For the travelling harmonic wave $y(x, t) = 2.0 \cos 2 \pi(10 t - 0.0080 x + 0.35)$,where $x$ and $y$ are in $cm$ and $t$ is in $s$. Calculate the phase difference between oscillatory motion of two points separated by a distance of:
$(a)$ $4 \, m$
$(b)$ $0.5 \, m$
$(c)$ $\lambda / 2$
$(d)$ $3 \lambda / 4$

(N/A) The equation for a travelling harmonic wave is given by $y(x, t) = 2.0 \cos 2 \pi(10 t - 0.0080 x + 0.35)$.
Comparing this with the standard wave equation $y = a \cos(2 \pi \nu t - kx + \phi_0)$,we get:
Propagation constant $k = 0.0160 \pi \, rad/cm$.
The phase difference $\Delta \phi$ between two points separated by distance $\Delta x$ is given by $\Delta \phi = k \Delta x$.

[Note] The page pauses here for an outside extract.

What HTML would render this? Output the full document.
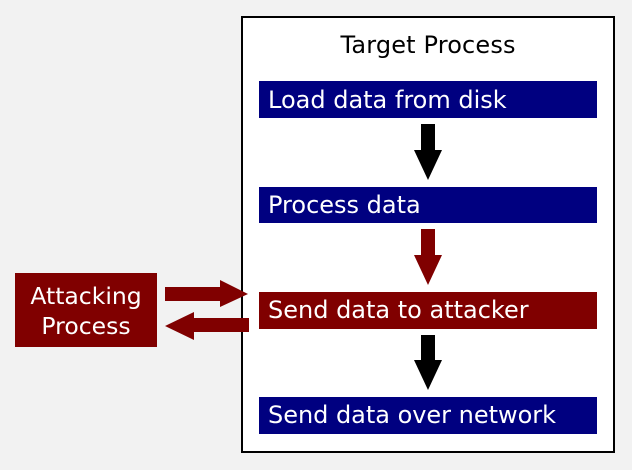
<!DOCTYPE html>
<html><head><style>html,body{margin:0;padding:0;background:#f2f2f2}svg{display:block}</style></head><body>
<svg width="632" height="470" xmlns="http://www.w3.org/2000/svg" font-family="DejaVu Sans, sans-serif">
<rect x="0" y="0" width="632" height="470" fill="#f2f2f2"/>
<rect x="242" y="17" width="372" height="435" fill="#fff" stroke="#000" stroke-width="2"/>
<text x="428" y="53" font-size="24" text-anchor="middle" fill="#000" textLength="175">Target Process</text>
<rect x="259" y="81" width="338" height="37" fill="#000080"/>
<text x="268" y="108" font-size="24" fill="#fff">Load data from disk</text>
<rect x="259" y="187" width="338" height="36" fill="#000080"/>
<text x="268" y="213" font-size="24" fill="#fff">Process data</text>
<rect x="259" y="292" width="338" height="37" fill="#800000"/>
<text x="268" y="318" font-size="24" fill="#fff">Send data to attacker</text>
<rect x="259" y="397" width="338" height="37" fill="#000080"/>
<text x="268" y="423" font-size="24" fill="#fff" textLength="288">Send data over network</text>
<polygon points="421,124 435,124 435,150 442,150 428,180 414,150 421,150" fill="#000"/>
<polygon points="421,229 435,229 435,255 442,255 428,285 414,255 421,255" fill="#800000"/>
<polygon points="421,335 435,335 435,360 442,360 428,390 414,360 421,360" fill="#000"/>
<rect x="15" y="273" width="142" height="74" fill="#800000"/>
<text x="86" y="304" font-size="23.5" text-anchor="middle" fill="#fff">Attacking</text>
<text x="86" y="334" font-size="23.5" text-anchor="middle" fill="#fff">Process</text>
<polygon points="165,287 220,287 220,280 248,294 220,307 220,301 165,301" fill="#800000"/>
<polygon points="249,318 194,318 194,312 165,326 194,340 194,332 249,332" fill="#800000"/>
</svg>
</body></html>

$(a)$ For $\Delta x = 4 \, m = 400 \, cm$:
$\Delta \phi = (0.0160 \pi \, rad/cm) \times (400 \, cm) = 6.4 \pi \, rad$.
$(b)$ For $\Delta x = 0.5 \, m = 50 \, cm$:
$\Delta \phi = (0.0160 \pi \, rad/cm) \times (50 \, cm) = 0.8 \pi \, rad$.
$(c)$ For $\Delta x = \lambda / 2$:
Since $k = 2 \pi / \lambda$,$\Delta \phi = (2 \pi / \lambda) \times (\lambda / 2) = \pi \, rad$.
$(d)$ For $\Delta x = 3 \lambda / 4$:
$\Delta \phi = (2 \pi / \lambda) \times (3 \lambda / 4) = 1.5 \pi \, rad$.